August 30 born Virgos have a positive attitude about life; setbacks and delays don’t worry them. (yah right , but i think a lot about them)

Her composition

There is a girl who has been striving for independence ever since she had her first reality experience. From then on, she started fighting against her dependable life. But she did not always succeed in every way. There would be ups and downs in between and after all, she’s a girl; she would waiver to temptations at times too. Especially when she’s living a luxurious life now, how can she resist? Everyone would love lavish gifts, don’t they?

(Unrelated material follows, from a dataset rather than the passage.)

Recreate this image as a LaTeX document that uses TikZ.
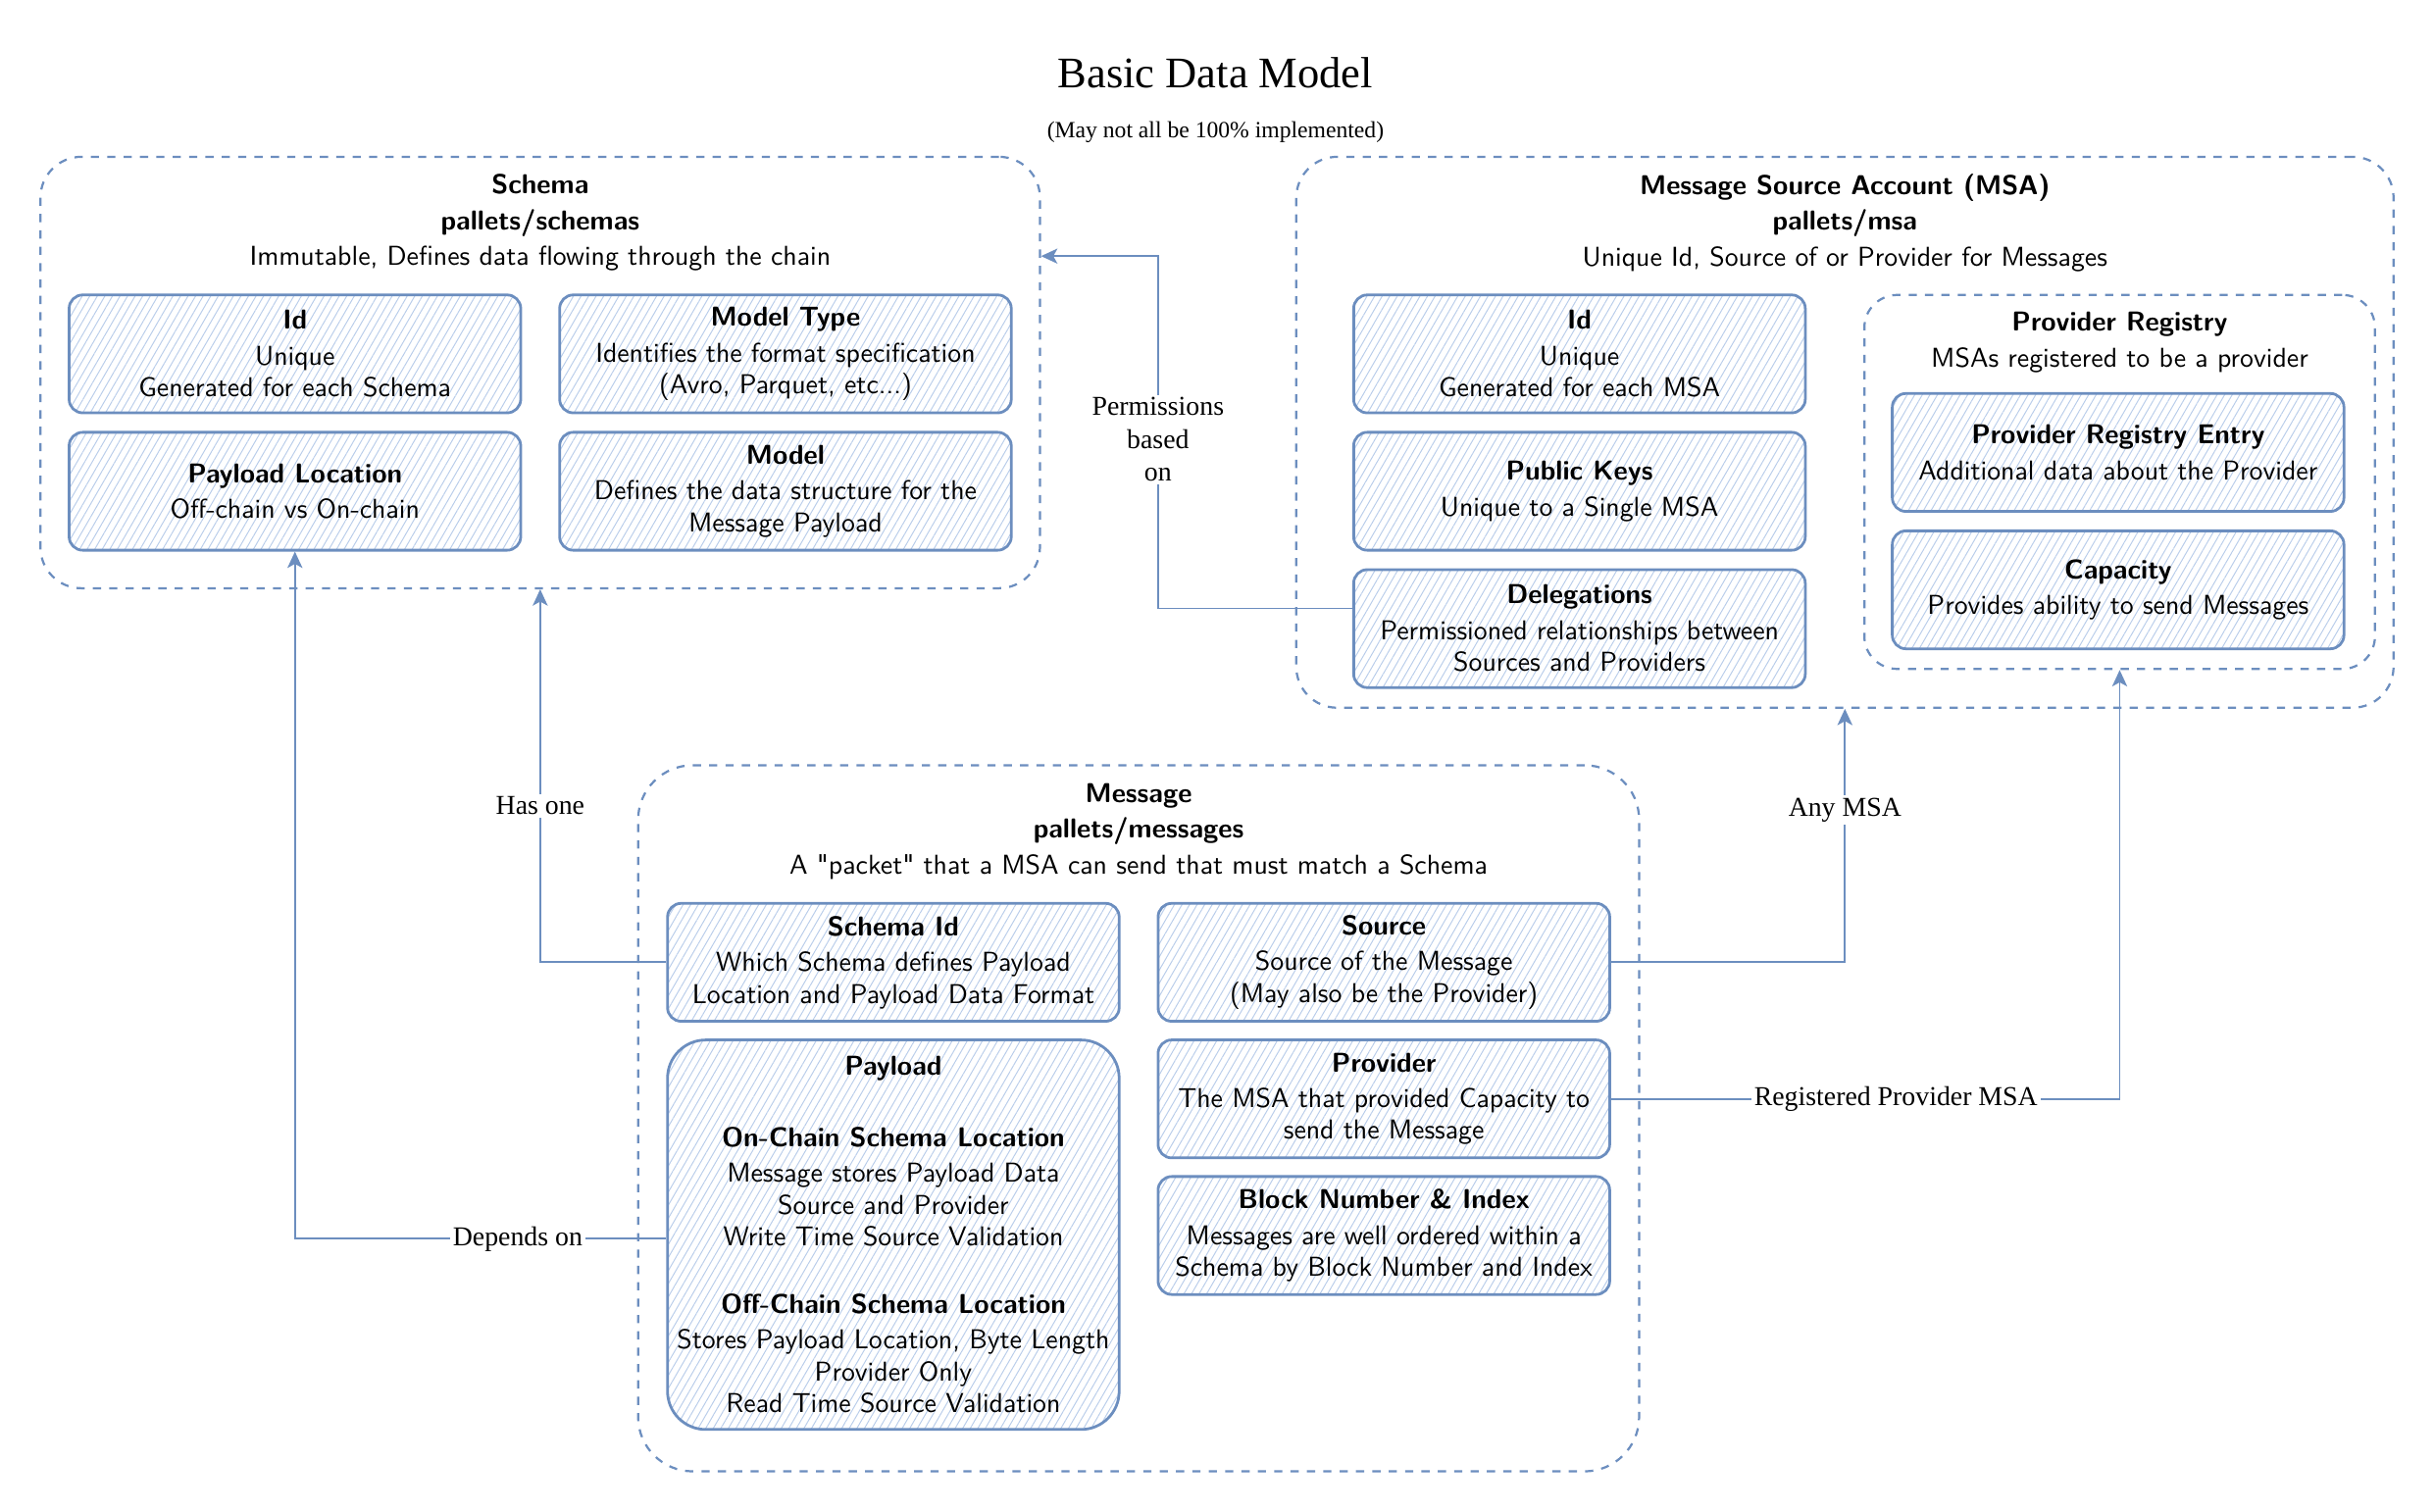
\documentclass[tikz,border=0pt]{standalone}
\usepackage{fontspec}
\setmainfont{Liberation Serif}
\usepackage{tikz}
\usetikzlibrary{arrows.meta,patterns.meta,positioning,calc}
\definecolor{drawblue}{HTML}{6C8EBF}
\definecolor{hatchblue}{HTML}{B9CDEA}

\begin{document}
\begin{tikzpicture}[x=0.02cm,y=-0.02cm,
    card/.style={draw=drawblue,line width=1pt,rounded corners=5pt,
      pattern={Lines[angle=60,distance=2.4pt,line width=0.35pt]},pattern color=hatchblue,
      minimum width=5.82cm,minimum height=1.52cm,inner sep=0pt,align=center,
      font=\sffamily\fontsize{10}{11.7}\selectfont},
    group/.style={draw=drawblue,dashed,line width=0.8pt,rounded corners=15pt,inner sep=0pt},
    head/.style={align=center,font=\sffamily\fontsize{10}{11.7}\selectfont},
    conn/.style={draw=drawblue,line width=0.7pt,-{Stealth[length=6pt,width=5.5pt,inset=1.5pt]}},
    lbl/.style={fill=white,inner sep=1pt,align=center,font=\fontsize{10}{12}\selectfont}]
  \useasboundingbox (0,0) rectangle (1568,974);

  \node (title) at (783,47) {\fontsize{16}{19}\selectfont Basic Data Model};
  \node (subtitle) at (783,85) {\fontsize{8.5}{10}\selectfont (May not all be 100\% implemented)};

  % Schema pallet
  \node[group,minimum width=12.88cm,minimum height=5.56cm] (schema) at (348,240) {};
  \node[head] (schemahead) at (348,143.5) {\textbf{Schema}\\[1.4pt]\textbf{pallets/schemas}\\[1.4pt]Immutable, Defines data flowing through the chain};
  \node[card] (sid) at (190,228) {\textbf{Id}\\[1.4pt]Unique\\Generated for each Schema};
  \node[card] (mtype) at (506,228) {\textbf{Model Type}\\[1.4pt]Identifies the format specification\\(Avro, Parquet, etc...)};
  \node[card] (payloc) at (190,316.5) {\textbf{Payload Location}\\[1.4pt]Off-chain vs On-chain};
  \node[card] (model) at (506,316.5) {\textbf{Model}\\[1.4pt]Defines the data structure for the\\Message Payload};

  % MSA pallet
  \node[group,minimum width=14.14cm,minimum height=7.1cm] (msa) at (1188.5,278.5) {};
  \node[head] (msahead) at (1188.5,143.5) {\textbf{Message Source Account (MSA)}\\[1.4pt]\textbf{pallets/msa}\\[1.4pt]Unique Id, Source of or Provider for Messages};
  \node[card] (mid) at (1017.5,228) {\textbf{Id}\\[1.4pt]Unique\\Generated for each MSA};
  \node[card] (pkeys) at (1017.5,316.5) {\textbf{Public Keys}\\[1.4pt]Unique to a Single MSA};
  \node[card] (deleg) at (1017.5,405) {\textbf{Delegations}\\[1.4pt]Permissioned relationships between\\Sources and Providers};
  \node[group,rounded corners=12pt,minimum width=6.58cm,minimum height=4.82cm] (provreg) at (1365.5,310.5) {};
  \node[head] (provreghead) at (1365.5,220.5) {\textbf{Provider Registry}\\[1.4pt]MSAs registered to be a provider};
  \node[card] (preentry) at (1364.5,291.5) {\textbf{Provider Registry Entry}\\[1.4pt]Additional data about the Provider};
  \node[card] (capacity) at (1364.5,380) {\textbf{Capacity}\\[1.4pt]Provides ability to send Messages};

  % Message pallet
  \node[group,rounded corners=20pt,minimum width=12.9cm,minimum height=9.1cm] (msg) at (733.5,720.5) {};
  \node[head] (msghead) at (733.5,535.5) {\textbf{Message}\\[1.4pt]\textbf{pallets/messages}\\[1.4pt]A \textquotedbl packet\textquotedbl{} that a MSA can send that must match a Schema};
  \node[card] (schemaid) at (575.5,620) {\textbf{Schema Id}\\[1.4pt]Which Schema defines Payload\\Location and Payload Data Format};
  \node[card] (source) at (891.5,620) {\textbf{Source}\\[1.4pt]Source of the Message\\(May also be the Provider)};
  \node[card,rounded corners=14pt,minimum height=5.02cm] (payload) at (575.5,795.5) {\textbf{Payload}\\[14.5pt]\textbf{On-Chain Schema Location}\\[1.4pt]Message stores Payload Data\\Source and Provider\\Write Time Source Validation\\[12.8pt]\textbf{Off-Chain Schema Location}\\[1.4pt]Stores Payload Location, Byte Length\\Provider Only\\Read Time Source Validation};
  \node[card] (provider) at (891.5,708) {\textbf{Provider}\\[1.4pt]The MSA that provided Capacity to\\send the Message};
  \node[card] (blocknum) at (891.5,796) {\textbf{Block Number \& Index}\\[1.4pt]Messages are well ordered within a\\Schema by Block Number and Index};

  % links
  \coordinate (permbend) at (746,165);
  \coordinate (schemain) at (schema.east |- permbend);
  \draw[conn] (schemaid.west) -| node[lbl,pos=0.71]{Has one} (schema.south);
  \draw[conn] ([yshift=-1.5pt]payload.west) -| node[lbl,pos=0.2]{Depends on} (payloc.south);
  \draw[conn] ([yshift=7.4pt]deleg.west) -| node[lbl,pos=0.74]{Permissions\\based\\on} (permbend) -- (schemain);
  \draw[conn] (source.east) -| node[lbl,pos=0.8]{Any MSA} (msa.south);
  \draw[conn] (provider.east) -| node[lbl,pos=0.28]{Registered Provider MSA} (provreg.south);
\end{tikzpicture}
\end{document}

When she yearns for something, she saves up and don’t mind spending. But she fears of getting the wrong advice and ended up falling into a problematic gash. When she can’t get what she wants, irresistable opportunities just happens to drop from the sky and as i said, it’s irresistable.

Temptations don’t invariably gets her happy yet guilty as well. She can get upset when she don’t get what she was expecting to come. She didn’t want empty expectations, but sometimes that is all she gets. Usually at times like this, she will cry to sleep. She thought that nobody could console her, that nobody understands how she feels. Because she thinks people are born to be selfish.

She finally learned not to set high expectations on people and it is only true to depend on herself. But she still finds it so difficult to loosen herself to indepedence, considering the consequences. She doubts she’s ready.

This is the struggle of her independency.

i’m not bored.

I just translated a whole chunk of lyric from a chinese song. i don’t think i’m crazy, so don’t call me that. fyi, i do realize there’s a google translator.

i am not bored.

anyway it is called ‘beautiful love’ by tanya. (and hey, it’s a mini composition)

Keep a look out on the time and don’t let it float away again.
I was once so used to be attached to the dark world but ever since your ignorant appearance, i am deeply touched by it.

We had this walk and we had no contact or whatsoever, but i still feel as contented.

This world that I live in, it might just get crashed upon at any time.
If tomorrow is gonna disappear, and if i am still able to love, i do not wish for anything but to remember the warmth that you gave me in your hug.

Love’s beautiful, so beautiful.
You have to learn to lose before you start to truly care.
Be grateful for I am who I am, me whom you loved and embraced.
So please hold my hands and don’t let go.

Love’s beautiful, so beautiful.
I am very happy that you made, to understand me.
I will not cry in sorrow again as now i believe,
the proof to a life of beautiness is the courage to love with every single second.